### What you need to do:
Filter this data down to the lines that hold "with", and copy them.

### Given information:
---*---

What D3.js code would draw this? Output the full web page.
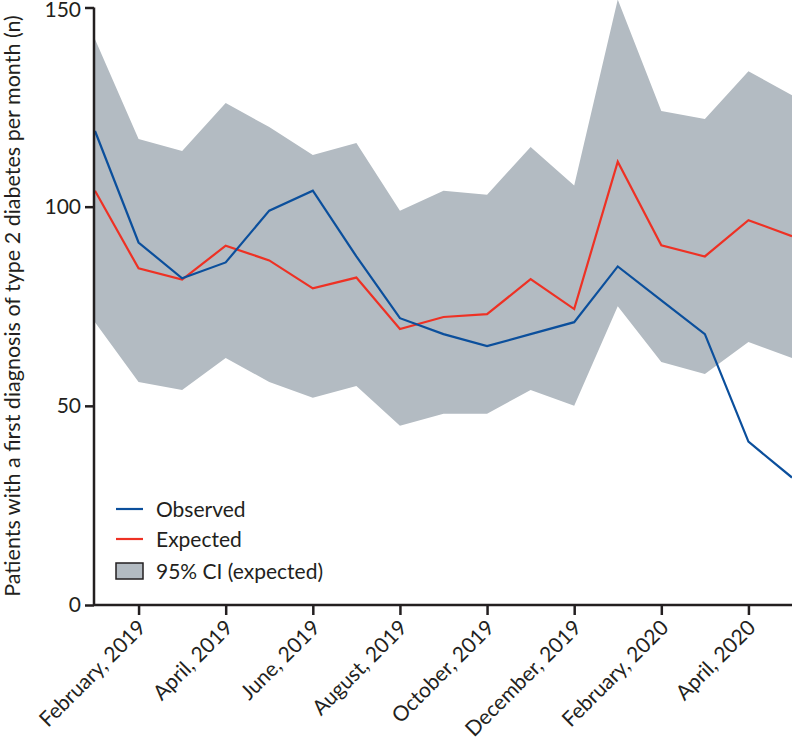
<!DOCTYPE html>
<html><head><meta charset="utf-8">
<script src="https://cdn.jsdelivr.net/npm/d3@7"></script>
<style>body{margin:0;background:#fff}svg{display:block}text{font-family:Lato,"Noto Sans",sans-serif;fill:#231f20}</style>
</head><body><svg id="c" width="792" height="742"></svg>
<script>
const months = ["January, 2019","February, 2019","March, 2019","April, 2019","May, 2019","June, 2019","July, 2019","August, 2019","September, 2019","October, 2019","November, 2019","December, 2019","January, 2020","February, 2020","March, 2020","April, 2020","May, 2020"];
const observed = [119, 91, 82, 86, 99, 104, 87.5, 72, 68, 65, 68, 71, 85, 76.5, 68, 41, 32];
const expected = [104, 84.5, 81.7, 90.2, 86.5, 79.5, 82.2, 69.3, 72.3, 73, 81.8, 74.3, 111.3, 90.3, 87.5, 96.6, 92.6];
const ciUpper = [142, 117, 114, 126, 120, 113, 116, 99, 104, 103, 115, 105.3, 152, 124, 122, 134, 128];
const ciLower = [71, 56, 54, 62, 56, 52, 55, 45, 48, 48, 54, 50, 75, 61, 58, 66, 62];
const tickMonths = ["February, 2019","April, 2019","June, 2019","August, 2019","October, 2019","December, 2019","February, 2020","April, 2020"];
const yTicks = [0, 50, 100, 150];
const legendLabels = ["Observed","Expected","95% CI (expected)"];

const C = {obs:"#0b4f9c", exp:"#ee3124", ci:"#b3bbc2", axis:"#231f20"};
const FS = 21;
const svg = d3.select("#c");
const x = d3.scalePoint().domain(months).range([95, 792]);
const y = d3.scaleLinear().domain([0,150]).range([605, 7.5]);

const data = months.map((m,i)=>({m, o:observed[i], e:expected[i], u:ciUpper[i], l:ciLower[i]}));

svg.append("path").datum(data)
  .attr("d", d3.area().x(d=>x(d.m)).y0(d=>y(d.l)).y1(d=>y(d.u)))
  .attr("fill", C.ci);
svg.append("path").datum(data)
  .attr("d", d3.line().x(d=>x(d.m)).y(d=>y(d.e)))
  .attr("fill","none").attr("stroke",C.exp).attr("stroke-width",2.2);
svg.append("path").datum(data)
  .attr("d", d3.line().x(d=>x(d.m)).y(d=>y(d.o)))
  .attr("fill","none").attr("stroke",C.obs).attr("stroke-width",2.2);

// axes
const yAx = svg.append("g").attr("transform","translate(94,0)")
  .call(d3.axisLeft(y).tickValues(yTicks).tickSize(9).tickPadding(4));
const xAx = svg.append("g").attr("transform","translate(0,605)")
  .call(d3.axisBottom(x).tickValues(tickMonths).tickSize(10));
[yAx,xAx].forEach(g=>{
  g.select(".domain").attr("stroke",C.axis).attr("stroke-width",2.5);
  g.selectAll(".tick line").attr("stroke",C.axis).attr("stroke-width",2.5);
});
xAx.select(".domain").attr("d","M94,0H792");
yAx.select(".domain").attr("d","M0,7.5V605");
yAx.selectAll(".tick text").attr("font-size",FS).attr("font-family","Lato, sans-serif").attr("fill",C.axis)
  .attr("dy", d => d === 150 ? "0.42em" : "0.32em");
xAx.selectAll(".tick text").attr("font-size",FS).attr("font-family","Lato, sans-serif").attr("fill",C.axis)
  .attr("text-anchor","end").attr("dy",null).attr("y",0).attr("x",0)
  .attr("transform","translate(8,24) rotate(-45)");

svg.append("text").attr("transform","translate(20,306) rotate(-90)")
  .attr("text-anchor","middle").attr("font-size",21.5)
  .text("Patients with a first diagnosis of type 2 diabetes per month (n)");

// legend
const lg = svg.append("g");
const ly = [509, 539, 571];
lg.append("line").attr("x1",116).attr("x2",143).attr("y1",ly[0]).attr("y2",ly[0]).attr("stroke",C.obs).attr("stroke-width",2.2);
lg.append("line").attr("x1",116).attr("x2",143).attr("y1",ly[1]).attr("y2",ly[1]).attr("stroke",C.exp).attr("stroke-width",2.2);
lg.append("rect").attr("x",116).attr("y",563).attr("width",27).attr("height",16).attr("fill",C.ci).attr("stroke",C.axis).attr("stroke-width",1.5);
legendLabels.forEach((t,i)=>{
  lg.append("text").attr("x",156).attr("y",ly[i]+8).attr("font-size",FS).text(t);
});
</script></body></html>
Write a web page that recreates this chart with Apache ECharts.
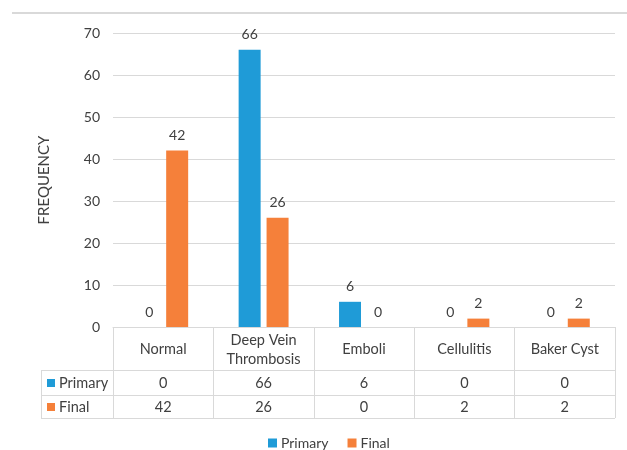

---*---

### Written reply:
  .text("Patients with a first diagnosis of type 2 diabetes per month (n)");
Write a web page that recreates this chart with Apache ECharts.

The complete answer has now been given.